Нет. Сказать прямо о том, что высший класс России перед нашествием Наполеона
был космополитичен в определенном смысле и как бы находился «на
задворках» Европы, писатель не мог по внешним причинам. Это бы оскорбило
двор и всю камарилью. А через прямую речь все это можно было подчеркнуть…
Мы
многого еще ждали от Абрамова. И вдруг, как удар грома в ясную погоду, —
траурное сообщение, некролог, статьи писателей в газетах и журналах… Горько
было, больно. Слишком много утрат за последние годы, и эта — одна из самых
тяжелых.
…Держу
в руках, перелистываю небольшую, первую посмертную книжку Федора Абрамова
«Трава-мурава». Она целиком состоит из миниатюр и трех небольших
рассказов.
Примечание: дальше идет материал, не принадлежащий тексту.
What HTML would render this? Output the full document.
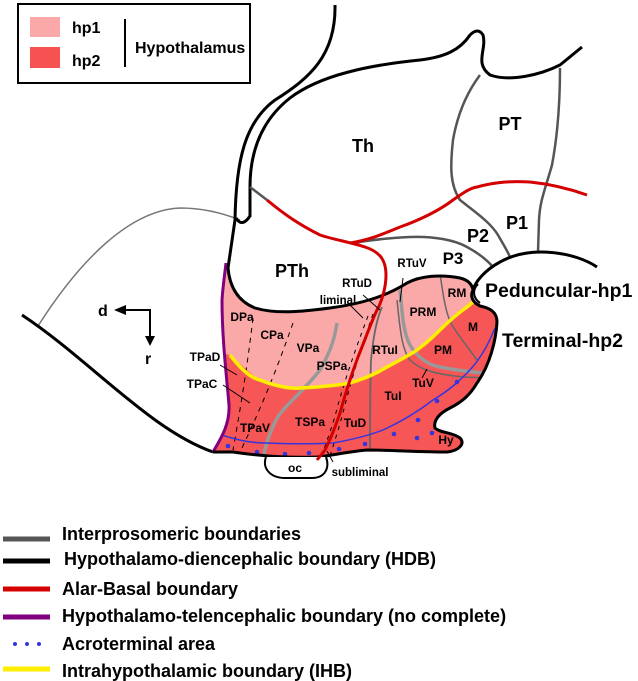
<!DOCTYPE html>
<html><head><meta charset="utf-8"><style>
html,body{margin:0;padding:0;background:#fff;}
svg{display:block;font-family:"Liberation Sans",Arial,sans-serif;font-weight:bold;}
</style></head><body>
<svg width="638" height="681" viewBox="0 0 638 681" xmlns="http://www.w3.org/2000/svg">
<defs>
<clipPath id="hy"><path id="hyp" d="M228,268 C230,290 240,302 255,308 C275,314 300,312 330,308 C360,304 385,297 407,283 C420,276 440,274 460,278 C468,280 472,284 473,290 C470,296 472,302 480,306 C490,308 497,312 497,322 C496,340 490,365 477,383 C470,395 462,402 450,408 C440,413 433,420 435,428 C440,433 452,432 460,438 C466,444 458,451 447,452 C420,452 390,450 367,450 C345,452 330,456 317,457 C290,458 260,456 233,452 L213,452 C220,440 230,425 229,405 C227,380 222,340 222,300 C223,285 225,275 228,268 Z"/></clipPath>
</defs>

<rect x="18" y="4" width="232" height="79" fill="#fff" stroke="#000" stroke-width="2"/>
<rect x="30" y="17" width="30" height="20" fill="#fba8a8"/>
<rect x="30" y="47" width="30" height="21" fill="#f65252"/>
<text x="72" y="33" font-size="16">hp1</text>
<text x="72" y="66" font-size="16">hp2</text>
<line x1="125" y1="19" x2="125" y2="67" stroke="#000" stroke-width="2"/>
<text x="135" y="53" font-size="16">Hypothalamus</text>

<path d="M38,326 C80,260 130,210 180,208 C205,208 225,214 240,220" fill="none" stroke="#777" stroke-width="1.5"/>
<path d="M22,315 C90,360 150,430 213,452" fill="none" stroke="#000" stroke-width="3"/>

<use href="#hyp" fill="#f65656"/>
<g clip-path="url(#hy)">
<path d="M200,240 L520,240 L520,300 L477,298 C460,312 445,325 440,330 C430,340 420,348 417,350 C400,360 387,367 387,367 C370,377 350,383 350,383 C330,387 300,388 300,388 C285,386 270,383 260,380 C248,372 238,362 230,355 L200,350 Z" fill="#fba8a8"/>
<path d="M337,323 C335,335 333,347 320,370 C300,395 283,407 276,420 C270,433 265,445 263,460" fill="none" stroke="#999" stroke-width="3.5"/>
<path d="M400,290 C402,310 403,333 410,345 C417,357 428,365 440,367 C455,370 470,372 485,373" fill="none" stroke="#999" stroke-width="3.5"/>
<path d="M397,300 C400,330 402,350 410,360 C420,370 435,374 463,377 L490,378" fill="none" stroke="#666" stroke-width="1.5"/>
<path d="M382,307 C376,320 373,340 371,360 C370,390 370,420 370,452" fill="none" stroke="#666" stroke-width="1.8"/>
<path d="M440,273 C443,295 446,315 452,325 C460,338 470,350 477,360" fill="none" stroke="#666" stroke-width="1.5"/>
<path d="M253,318 C248,360 242,400 233,450" fill="none" stroke="#000" stroke-width="1" stroke-dasharray="5,5"/>
<path d="M293,323 C280,360 265,400 240,452" fill="none" stroke="#000" stroke-width="1" stroke-dasharray="5,5"/>
<path d="M368,316 C355,350 345,380 338,405 C333,425 327,440 322,455" fill="none" stroke="#000" stroke-width="1" stroke-dasharray="4,5"/>
<path d="M373,314 C362,345 352,378 345,405 C340,425 335,440 330,456" fill="none" stroke="#000" stroke-width="1" stroke-dasharray="4,5"/>
<path d="M230,355 C240,368 250,378 260,380 C275,386 290,389 300,388 C325,387 345,384 350,383 C370,377 380,371 387,367 C400,360 410,355 417,350 C428,342 435,335 440,330 C450,320 460,312 467,307 C472,303 475,300 478,298" fill="none" stroke="#ffee00" stroke-width="3.5"/>
<path d="M213,432 C235,440 250,443 267,443 C290,444 315,444 333,443 C350,440 370,435 383,430 C405,420 420,410 433,400 C450,390 460,380 467,373 C480,360 488,345 495,328" fill="none" stroke="#3535dd" stroke-width="1.5"/>
</g>
<g fill="#3535dd">
<circle cx="228" cy="446" r="2.3"/><circle cx="257" cy="452" r="2.3"/><circle cx="285" cy="454" r="2.3"/><circle cx="309" cy="453" r="2.3"/><circle cx="339" cy="449" r="2.3"/><circle cx="365" cy="444" r="2.3"/><circle cx="394" cy="434" r="2.3"/><circle cx="417" cy="438" r="2.3"/><circle cx="432" cy="433" r="2.3"/><circle cx="418" cy="420" r="2.3"/><circle cx="437" cy="401" r="2.3"/><circle cx="457" cy="382" r="2.3"/>
</g>
<path d="M213,452 C220,440 230,425 229,405 C227,380 222,340 222,300 C223,285 225,272 226,263" fill="none" stroke="#800080" stroke-width="3"/>
<path d="M228,268 C230,290 240,302 255,308 C275,314 300,312 330,308 C360,304 385,297 407,283 C420,276 440,274 460,278 C468,280 472,284 473,290 C470,296 472,302 480,306 C490,308 497,312 497,322 C496,340 490,365 477,383 C470,395 462,402 450,408 C440,413 433,420 435,428 C440,433 452,432 460,438 C466,444 458,451 447,452 C420,452 390,450 367,450 C345,452 330,456 317,457 C290,458 260,456 233,452 L213,452" fill="none" stroke="#000" stroke-width="3"/>
<path d="M266,457 C262,468 270,478 285,478 L312,478 C325,478 330,468 326,457" fill="#fff" stroke="#000" stroke-width="2"/>

<path d="M335,5 C336,55 310,78 275,100 C245,122 236,160 235,220 L228,268" fill="none" stroke="#000" stroke-width="3"/>
<path d="M236,218 Q242,228 250,216 L250,187 C250,150 262,120 290,98 C320,75 370,65 420,60 C445,57 460,50 470,35 Q478,27 483,35 C487,50 474,63 490,75 C510,82 540,75 560,65 L582,47" fill="none" stroke="#000" stroke-width="3"/>
<path d="M250,187 L267,200" stroke="#555" stroke-width="2.5"/>
<path d="M353,243 C370,240 390,238 410,237 C433,236 455,240 467,247 C480,254 487,260 493,267" fill="none" stroke="#555" stroke-width="2.5"/>
<path d="M480,75 C465,95 457,117 453,140 C450,167 450,185 460,200 C475,212 490,222 498,235 C503,244 507,250 510,257" fill="none" stroke="#555" stroke-width="2.5"/>
<path d="M560,68 C560,100 558,133 552,165 C545,190 540,200 539,220 L538,252" fill="none" stroke="#555" stroke-width="2.5"/>
<path d="M267,200 C285,215 300,225 320,235 C335,240 350,242 365,247 C380,252 386,260 386,275 C386,290 380,305 377,310 C370,325 365,340 358,357 C352,373 345,395 340,413 C335,428 330,440 325,450 L317,460" fill="none" stroke="#d40000" stroke-width="3"/>
<path d="M350,243 C370,240 385,233 400,227 C420,220 440,210 453,200 C463,193 470,188 477,187 C495,182 510,181 530,182 C550,184 570,189 587,195" fill="none" stroke="#d40000" stroke-width="3"/>
<path d="M597,267 C575,252 530,245 500,262 C485,270 475,282 473,290" fill="none" stroke="#000" stroke-width="3"/>
<path d="M478,284 C472,290 473,298 480,303" fill="none" stroke="#000" stroke-width="2"/>

<g stroke="#000" stroke-width="1" fill="none">
<path d="M220,365 L237,375"/><path d="M223,385 L250,403"/><path d="M350,305 L363,318"/><path d="M363,295 L380,310"/>
<path d="M403,278 L400,302"/><path d="M427,369 L422,378"/><path d="M327,451 L333,462"/>
</g>

<g font-size="18" text-anchor="middle">
<text x="363" y="152">Th</text><text x="510" y="130">PT</text><text x="517" y="229">P1</text><text x="478" y="242">P2</text><text x="453" y="264" font-size="17">P3</text><text x="292" y="277">PTh</text>
</g>
<text x="485" y="297" font-size="19.5">Peduncular-hp1</text>
<text x="502" y="347" font-size="19.5">Terminal-hp2</text>
<g font-size="12" text-anchor="middle">
<text x="242" y="321">DPa</text><text x="272" y="339">CPa</text><text x="308" y="352">VPa</text><text x="332" y="370">PSPa</text><text x="385" y="354">RTuI</text><text x="423" y="316">PRM</text><text x="457" y="297">RM</text><text x="473" y="331">M</text><text x="443" y="354">PM</text><text x="423" y="387">TuV</text><text x="393" y="400">TuI</text><text x="310" y="426">TSPa</text><text x="355" y="427">TuD</text><text x="255" y="432">TPaV</text><text x="446" y="444">Hy</text><text x="295" y="472">oc</text><text x="360" y="476" font-size="11.5">subliminal</text><text x="357" y="287" font-size="11.5">RTuD</text><text x="338" y="304" font-size="11.5">liminal</text><text x="412" y="267" font-size="11.5">RTuV</text>
<text x="205" y="361">TPaD</text><text x="202" y="388">TPaC</text>
</g>
<text x="98" y="316" font-size="16">d</text>
<text x="145" y="364" font-size="16">r</text>
<path d="M125,310 L150,310 L150,338" fill="none" stroke="#000" stroke-width="2"/>
<polygon points="114,310 126,305 126,315"/>
<polygon points="150,346 145,336 155,336"/>

<line x1="3" y1="539" x2="50" y2="539" stroke="#555" stroke-width="5"/>
<line x1="3" y1="561" x2="50" y2="561" stroke="#000" stroke-width="5"/>
<line x1="3" y1="589" x2="50" y2="589" stroke="#d40000" stroke-width="5"/>
<line x1="3" y1="617" x2="50" y2="617" stroke="#800080" stroke-width="5"/>
<g fill="#3535dd"><circle cx="15" cy="644" r="2"/><circle cx="27" cy="644" r="2"/><circle cx="39" cy="644" r="2"/></g>
<line x1="3" y1="669" x2="50" y2="669" stroke="#ffee00" stroke-width="5"/>
<g font-size="18">
<text x="62" y="540">Interprosomeric boundaries</text>
<text x="64" y="565">Hypothalamo-diencephalic boundary (HDB)</text>
<text x="62" y="595">Alar-Basal boundary</text>
<text x="62" y="622">Hypothalamo-telencephalic boundary (no complete)</text>
<text x="62" y="650">Acroterminal area</text>
<text x="62" y="677">Intrahypothalamic boundary (IHB)</text>
</g>
</svg>
</body></html>
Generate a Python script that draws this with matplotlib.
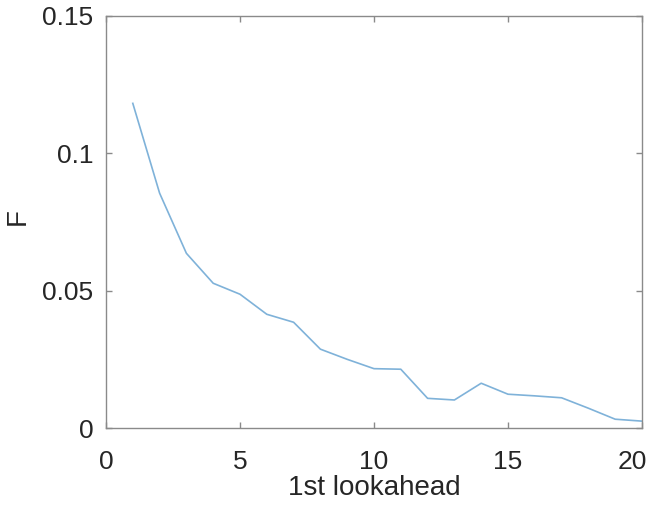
import matplotlib
matplotlib.use("Agg")
import matplotlib.pyplot as plt
import matplotlib.transforms as mtransforms

lookahead = list(range(1, 21))
f_values = [0.1182, 0.0855, 0.0636, 0.0527, 0.0487, 0.0414, 0.0385, 0.0287, 0.0250, 0.0216,
            0.0214, 0.0108, 0.0102, 0.0163, 0.0123, 0.0117, 0.0110, 0.0072, 0.0032, 0.0025]
x_ticks = [0, 5, 10, 15, 20]
y_ticks = [0, 0.05, 0.1, 0.15]
y_ticklabels = ["0", "0.05", "0.1", "0.15"]

plt.rcParams['font.family'] = ['Liberation Sans', 'DejaVu Sans']

fig = plt.figure(figsize=(6.61, 5.08), dpi=100)
ax = fig.add_axes([106 / 661, 80 / 508, 536 / 661, 412 / 508])

ax.plot(lookahead, f_values, color='#7fb2d9', lw=1.2)

ax.set_xlim(0, 20)
ax.set_ylim(0, 0.15)
ax.set_xticks(x_ticks)
ax.set_yticks(y_ticks)
ax.set_yticklabels(y_ticklabels)

for sp in ax.spines.values():
    sp.set_color('#8a8a8a')
    sp.set_linewidth(1.0)
ax.tick_params(direction='in', length=4, width=1, color='#8a8a8a',
               top=True, right=True, labelsize=19, labelcolor='#262626')
ax.tick_params(axis='y', pad=9)
ax.tick_params(axis='x', pad=16)

# last x label sits a bit left of its tick in the reference
lbl = ax.get_xticklabels()[-1]
lbl.set_transform(lbl.get_transform() + mtransforms.ScaledTranslation(-10 / 100, 0, fig.dpi_scale_trans))

ax.set_xlabel("1st lookahead", fontsize=20, color='#262626')
ax.set_ylabel("F", fontsize=20, color='#262626')
ax.xaxis.set_label_coords(0.5, -0.146)
ax.yaxis.set_label_coords(-0.164, 0.512)
ax.xaxis.label.set_va('center')
ax.yaxis.label.set_va('center')

fig.savefig("out.png", dpi=100)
И среди алмазной россыпи деревенских сказов, присловий, афоризмов на
одной из последних страниц нахожу один, наиболее подходящий к настроению моему,
к минуте, к доброй памяти об авторе: «перед хорошим человеком мы всегда в
долгу».
Воистину
так.
Мне
жалко, что я знал его все-таки мало, на отдалении, — жизнь не часто дарит
радость общения с людьми цельными, незаурядными, каким был Федор Абрамов.